Dataset section →
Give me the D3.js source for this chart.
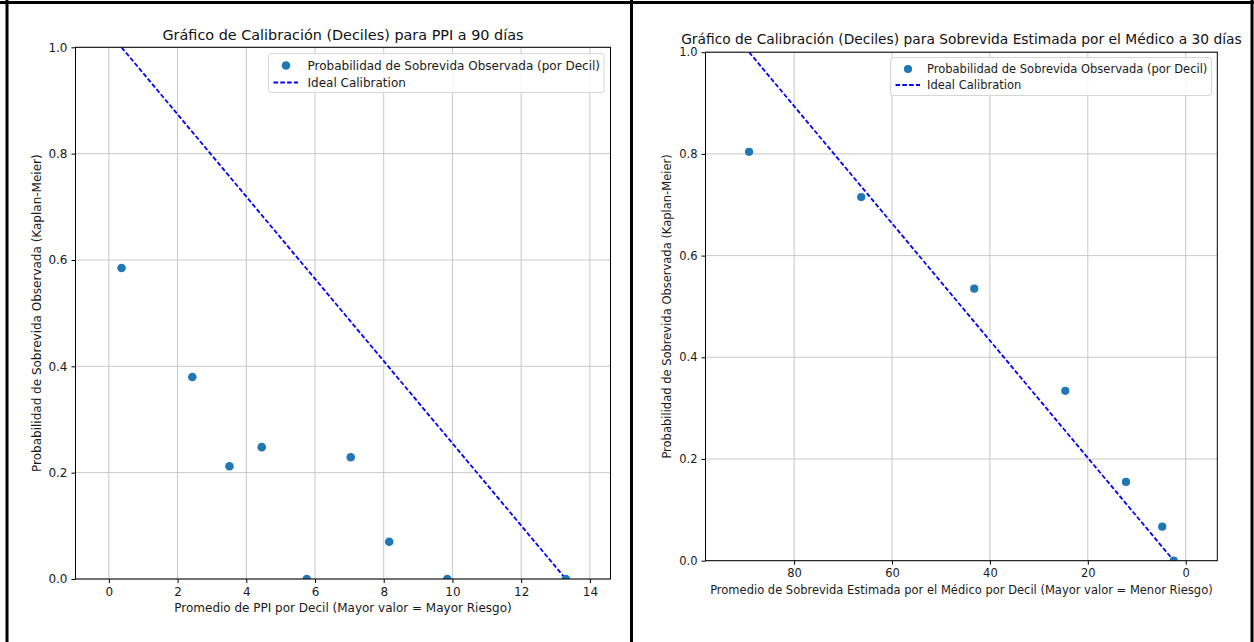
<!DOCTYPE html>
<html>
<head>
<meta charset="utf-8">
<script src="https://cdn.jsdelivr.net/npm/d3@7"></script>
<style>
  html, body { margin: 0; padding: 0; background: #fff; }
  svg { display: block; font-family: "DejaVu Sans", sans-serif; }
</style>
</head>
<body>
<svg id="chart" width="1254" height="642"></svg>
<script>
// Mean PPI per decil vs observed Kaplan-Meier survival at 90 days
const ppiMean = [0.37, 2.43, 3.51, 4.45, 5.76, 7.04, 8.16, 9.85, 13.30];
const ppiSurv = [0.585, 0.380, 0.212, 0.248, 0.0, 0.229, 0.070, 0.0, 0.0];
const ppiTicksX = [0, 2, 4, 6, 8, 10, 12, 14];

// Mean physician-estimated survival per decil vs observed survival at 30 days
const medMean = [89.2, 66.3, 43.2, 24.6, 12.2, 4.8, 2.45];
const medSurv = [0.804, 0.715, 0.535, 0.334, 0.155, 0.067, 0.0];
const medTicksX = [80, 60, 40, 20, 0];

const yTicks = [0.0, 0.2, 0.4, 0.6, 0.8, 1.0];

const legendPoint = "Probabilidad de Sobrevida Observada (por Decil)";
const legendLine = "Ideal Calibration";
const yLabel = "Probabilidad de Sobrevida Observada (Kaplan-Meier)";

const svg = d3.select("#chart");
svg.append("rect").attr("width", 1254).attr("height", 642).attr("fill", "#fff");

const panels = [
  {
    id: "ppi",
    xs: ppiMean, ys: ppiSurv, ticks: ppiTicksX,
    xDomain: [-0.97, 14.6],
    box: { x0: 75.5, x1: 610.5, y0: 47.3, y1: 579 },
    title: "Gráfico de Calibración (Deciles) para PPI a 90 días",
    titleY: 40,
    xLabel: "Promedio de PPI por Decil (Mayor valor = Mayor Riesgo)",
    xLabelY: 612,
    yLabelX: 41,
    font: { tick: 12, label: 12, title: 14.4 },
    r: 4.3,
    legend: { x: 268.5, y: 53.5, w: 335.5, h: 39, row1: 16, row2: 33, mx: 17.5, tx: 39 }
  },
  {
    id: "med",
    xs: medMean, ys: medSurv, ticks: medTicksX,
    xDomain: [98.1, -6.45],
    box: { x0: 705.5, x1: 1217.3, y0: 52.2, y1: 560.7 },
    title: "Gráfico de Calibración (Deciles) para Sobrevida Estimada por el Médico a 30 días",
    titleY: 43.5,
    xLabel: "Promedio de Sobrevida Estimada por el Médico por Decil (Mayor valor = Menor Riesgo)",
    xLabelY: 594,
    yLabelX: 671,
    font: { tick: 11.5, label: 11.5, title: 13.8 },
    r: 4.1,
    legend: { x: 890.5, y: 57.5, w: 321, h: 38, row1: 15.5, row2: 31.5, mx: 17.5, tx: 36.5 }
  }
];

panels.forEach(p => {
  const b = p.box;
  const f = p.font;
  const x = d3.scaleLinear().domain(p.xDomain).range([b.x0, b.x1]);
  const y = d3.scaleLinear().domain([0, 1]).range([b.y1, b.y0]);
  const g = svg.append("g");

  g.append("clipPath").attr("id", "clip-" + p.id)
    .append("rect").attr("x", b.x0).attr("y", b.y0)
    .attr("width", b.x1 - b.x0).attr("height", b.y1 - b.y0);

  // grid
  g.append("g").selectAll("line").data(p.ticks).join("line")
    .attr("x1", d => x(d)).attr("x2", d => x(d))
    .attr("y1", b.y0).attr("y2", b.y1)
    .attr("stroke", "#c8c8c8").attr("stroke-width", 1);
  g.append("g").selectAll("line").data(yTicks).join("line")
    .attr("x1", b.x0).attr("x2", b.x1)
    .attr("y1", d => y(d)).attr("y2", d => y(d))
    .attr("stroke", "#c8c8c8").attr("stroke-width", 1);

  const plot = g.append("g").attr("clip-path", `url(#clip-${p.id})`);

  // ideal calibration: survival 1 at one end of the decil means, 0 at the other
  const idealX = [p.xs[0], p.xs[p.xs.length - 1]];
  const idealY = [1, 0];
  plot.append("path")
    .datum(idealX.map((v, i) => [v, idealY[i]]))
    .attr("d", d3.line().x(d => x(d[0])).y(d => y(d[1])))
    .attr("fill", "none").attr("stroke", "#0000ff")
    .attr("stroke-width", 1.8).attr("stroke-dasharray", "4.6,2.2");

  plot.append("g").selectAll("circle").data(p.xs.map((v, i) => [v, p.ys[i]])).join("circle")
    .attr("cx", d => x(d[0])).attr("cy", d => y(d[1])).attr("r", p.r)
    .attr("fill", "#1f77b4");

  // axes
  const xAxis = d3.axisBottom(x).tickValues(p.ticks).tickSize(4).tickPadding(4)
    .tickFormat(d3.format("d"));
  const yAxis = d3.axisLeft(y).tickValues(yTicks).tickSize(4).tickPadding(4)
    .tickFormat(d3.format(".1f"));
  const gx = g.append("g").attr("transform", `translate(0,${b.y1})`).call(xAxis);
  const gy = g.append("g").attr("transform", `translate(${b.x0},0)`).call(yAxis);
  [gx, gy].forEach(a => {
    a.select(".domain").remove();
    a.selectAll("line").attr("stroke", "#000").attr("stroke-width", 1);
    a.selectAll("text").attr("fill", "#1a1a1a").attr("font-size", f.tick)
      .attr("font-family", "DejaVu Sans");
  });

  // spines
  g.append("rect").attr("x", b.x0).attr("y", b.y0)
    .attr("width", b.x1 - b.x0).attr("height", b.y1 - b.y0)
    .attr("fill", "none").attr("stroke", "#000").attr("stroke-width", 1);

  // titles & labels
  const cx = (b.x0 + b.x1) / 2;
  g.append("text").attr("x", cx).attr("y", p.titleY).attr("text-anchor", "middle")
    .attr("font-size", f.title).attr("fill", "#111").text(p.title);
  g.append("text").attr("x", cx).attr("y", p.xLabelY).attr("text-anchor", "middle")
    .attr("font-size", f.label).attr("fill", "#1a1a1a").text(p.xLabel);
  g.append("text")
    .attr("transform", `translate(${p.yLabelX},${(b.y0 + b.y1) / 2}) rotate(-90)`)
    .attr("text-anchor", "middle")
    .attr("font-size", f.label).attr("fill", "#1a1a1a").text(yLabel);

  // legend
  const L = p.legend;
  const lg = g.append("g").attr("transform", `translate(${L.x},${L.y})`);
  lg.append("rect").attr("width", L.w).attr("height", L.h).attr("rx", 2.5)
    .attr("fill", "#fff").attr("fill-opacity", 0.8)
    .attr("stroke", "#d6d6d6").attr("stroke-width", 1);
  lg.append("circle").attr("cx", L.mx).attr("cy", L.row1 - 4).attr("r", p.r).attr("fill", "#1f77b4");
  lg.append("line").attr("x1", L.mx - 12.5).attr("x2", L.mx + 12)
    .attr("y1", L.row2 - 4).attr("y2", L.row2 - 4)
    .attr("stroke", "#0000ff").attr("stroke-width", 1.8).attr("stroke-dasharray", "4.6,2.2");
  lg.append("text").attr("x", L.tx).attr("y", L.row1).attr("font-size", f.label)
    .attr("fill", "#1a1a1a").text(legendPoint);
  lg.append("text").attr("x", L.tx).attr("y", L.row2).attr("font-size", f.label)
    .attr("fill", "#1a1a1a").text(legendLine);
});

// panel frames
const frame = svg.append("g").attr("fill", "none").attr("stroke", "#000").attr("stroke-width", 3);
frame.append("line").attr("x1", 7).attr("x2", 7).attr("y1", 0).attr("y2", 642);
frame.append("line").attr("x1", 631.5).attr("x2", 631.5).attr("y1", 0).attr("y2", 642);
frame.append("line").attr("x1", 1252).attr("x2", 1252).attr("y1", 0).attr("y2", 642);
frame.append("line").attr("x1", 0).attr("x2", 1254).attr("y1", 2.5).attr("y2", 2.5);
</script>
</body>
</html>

Task → Each line of the data is to be duplicated exactly; pictures stay out of the copy.

Task result →
Give me the D3.js source for this chart.
<!DOCTYPE html>
<html>
<head>
<meta charset="utf-8">
<script src="https://cdn.jsdelivr.net/npm/d3@7"></script>
<style>
  html, body { margin: 0; padding: 0; background: #fff; }
  svg { display: block; font-family: "DejaVu Sans", sans-serif; }
</style>
</head>
<body>
<svg id="chart" width="1254" height="642"></svg>
<script>
// Mean PPI per decil vs observed Kaplan-Meier survival at 90 days
const ppiMean = [0.37, 2.43, 3.51, 4.45, 5.76, 7.04, 8.16, 9.85, 13.30];
const ppiSurv = [0.585, 0.380, 0.212, 0.248, 0.0, 0.229, 0.070, 0.0, 0.0];
const ppiTicksX = [0, 2, 4, 6, 8, 10, 12, 14];

// Mean physician-estimated survival per decil vs observed survival at 30 days
const medMean = [89.2, 66.3, 43.2, 24.6, 12.2, 4.8, 2.45];
const medSurv = [0.804, 0.715, 0.535, 0.334, 0.155, 0.067, 0.0];
const medTicksX = [80, 60, 40, 20, 0];

const yTicks = [0.0, 0.2, 0.4, 0.6, 0.8, 1.0];

const legendPoint = "Probabilidad de Sobrevida Observada (por Decil)";
const legendLine = "Ideal Calibration";
const yLabel = "Probabilidad de Sobrevida Observada (Kaplan-Meier)";

const svg = d3.select("#chart");
svg.append("rect").attr("width", 1254).attr("height", 642).attr("fill", "#fff");

const panels = [
  {
    id: "ppi",
    xs: ppiMean, ys: ppiSurv, ticks: ppiTicksX,
    xDomain: [-0.97, 14.6],
    box: { x0: 75.5, x1: 610.5, y0: 47.3, y1: 579 },
    title: "Gráfico de Calibración (Deciles) para PPI a 90 días",
    titleY: 40,
    xLabel: "Promedio de PPI por Decil (Mayor valor = Mayor Riesgo)",
    xLabelY: 612,
    yLabelX: 41,
    font: { tick: 12, label: 12, title: 14.4 },
    r: 4.3,
    legend: { x: 268.5, y: 53.5, w: 335.5, h: 39, row1: 16, row2: 33, mx: 17.5, tx: 39 }
  },
  {
    id: "med",
    xs: medMean, ys: medSurv, ticks: medTicksX,
    xDomain: [98.1, -6.45],
    box: { x0: 705.5, x1: 1217.3, y0: 52.2, y1: 560.7 },
    title: "Gráfico de Calibración (Deciles) para Sobrevida Estimada por el Médico a 30 días",
    titleY: 43.5,
    xLabel: "Promedio de Sobrevida Estimada por el Médico por Decil (Mayor valor = Menor Riesgo)",
    xLabelY: 594,
    yLabelX: 671,
    font: { tick: 11.5, label: 11.5, title: 13.8 },
    r: 4.1,
    legend: { x: 890.5, y: 57.5, w: 321, h: 38, row1: 15.5, row2: 31.5, mx: 17.5, tx: 36.5 }
  }
];

panels.forEach(p => {
  const b = p.box;
  const f = p.font;
  const x = d3.scaleLinear().domain(p.xDomain).range([b.x0, b.x1]);
  const y = d3.scaleLinear().domain([0, 1]).range([b.y1, b.y0]);
  const g = svg.append("g");

  g.append("clipPath").attr("id", "clip-" + p.id)
    .append("rect").attr("x", b.x0).attr("y", b.y0)
    .attr("width", b.x1 - b.x0).attr("height", b.y1 - b.y0);

  // grid
  g.append("g").selectAll("line").data(p.ticks).join("line")
    .attr("x1", d => x(d)).attr("x2", d => x(d))
    .attr("y1", b.y0).attr("y2", b.y1)
    .attr("stroke", "#c8c8c8").attr("stroke-width", 1);
  g.append("g").selectAll("line").data(yTicks).join("line")
    .attr("x1", b.x0).attr("x2", b.x1)
    .attr("y1", d => y(d)).attr("y2", d => y(d))
    .attr("stroke", "#c8c8c8").attr("stroke-width", 1);

  const plot = g.append("g").attr("clip-path", `url(#clip-${p.id})`);

  // ideal calibration: survival 1 at one end of the decil means, 0 at the other
  const idealX = [p.xs[0], p.xs[p.xs.length - 1]];
  const idealY = [1, 0];
  plot.append("path")
    .datum(idealX.map((v, i) => [v, idealY[i]]))
    .attr("d", d3.line().x(d => x(d[0])).y(d => y(d[1])))
    .attr("fill", "none").attr("stroke", "#0000ff")
    .attr("stroke-width", 1.8).attr("stroke-dasharray", "4.6,2.2");

  plot.append("g").selectAll("circle").data(p.xs.map((v, i) => [v, p.ys[i]])).join("circle")
    .attr("cx", d => x(d[0])).attr("cy", d => y(d[1])).attr("r", p.r)
    .attr("fill", "#1f77b4");

  // axes
  const xAxis = d3.axisBottom(x).tickValues(p.ticks).tickSize(4).tickPadding(4)
    .tickFormat(d3.format("d"));
  const yAxis = d3.axisLeft(y).tickValues(yTicks).tickSize(4).tickPadding(4)
    .tickFormat(d3.format(".1f"));
  const gx = g.append("g").attr("transform", `translate(0,${b.y1})`).call(xAxis);
  const gy = g.append("g").attr("transform", `translate(${b.x0},0)`).call(yAxis);
  [gx, gy].forEach(a => {
    a.select(".domain").remove();
    a.selectAll("line").attr("stroke", "#000").attr("stroke-width", 1);
    a.selectAll("text").attr("fill", "#1a1a1a").attr("font-size", f.tick)
      .attr("font-family", "DejaVu Sans");
  });

  // spines
  g.append("rect").attr("x", b.x0).attr("y", b.y0)
    .attr("width", b.x1 - b.x0).attr("height", b.y1 - b.y0)
    .attr("fill", "none").attr("stroke", "#000").attr("stroke-width", 1);

  // titles & labels
  const cx = (b.x0 + b.x1) / 2;
  g.append("text").attr("x", cx).attr("y", p.titleY).attr("text-anchor", "middle")
    .attr("font-size", f.title).attr("fill", "#111").text(p.title);
  g.append("text").attr("x", cx).attr("y", p.xLabelY).attr("text-anchor", "middle")
    .attr("font-size", f.label).attr("fill", "#1a1a1a").text(p.xLabel);
  g.append("text")
    .attr("transform", `translate(${p.yLabelX},${(b.y0 + b.y1) / 2}) rotate(-90)`)
    .attr("text-anchor", "middle")
    .attr("font-size", f.label).attr("fill", "#1a1a1a").text(yLabel);

  // legend
  const L = p.legend;
  const lg = g.append("g").attr("transform", `translate(${L.x},${L.y})`);
  lg.append("rect").attr("width", L.w).attr("height", L.h).attr("rx", 2.5)
    .attr("fill", "#fff").attr("fill-opacity", 0.8)
    .attr("stroke", "#d6d6d6").attr("stroke-width", 1);
  lg.append("circle").attr("cx", L.mx).attr("cy", L.row1 - 4).attr("r", p.r).attr("fill", "#1f77b4");
  lg.append("line").attr("x1", L.mx - 12.5).attr("x2", L.mx + 12)
    .attr("y1", L.row2 - 4).attr("y2", L.row2 - 4)
    .attr("stroke", "#0000ff").attr("stroke-width", 1.8).attr("stroke-dasharray", "4.6,2.2");
  lg.append("text").attr("x", L.tx).attr("y", L.row1).attr("font-size", f.label)
    .attr("fill", "#1a1a1a").text(legendPoint);
  lg.append("text").attr("x", L.tx).attr("y", L.row2).attr("font-size", f.label)
    .attr("fill", "#1a1a1a").text(legendLine);
});

// panel frames
const frame = svg.append("g").attr("fill", "none").attr("stroke", "#000").attr("stroke-width", 3);
frame.append("line").attr("x1", 7).attr("x2", 7).attr("y1", 0).attr("y2", 642);
frame.append("line").attr("x1", 631.5).attr("x2", 631.5).attr("y1", 0).attr("y2", 642);
frame.append("line").attr("x1", 1252).attr("x2", 1252).attr("y1", 0).attr("y2", 642);
frame.append("line").attr("x1", 0).attr("x2", 1254).attr("y1", 2.5).attr("y2", 2.5);
</script>
</body>
</html>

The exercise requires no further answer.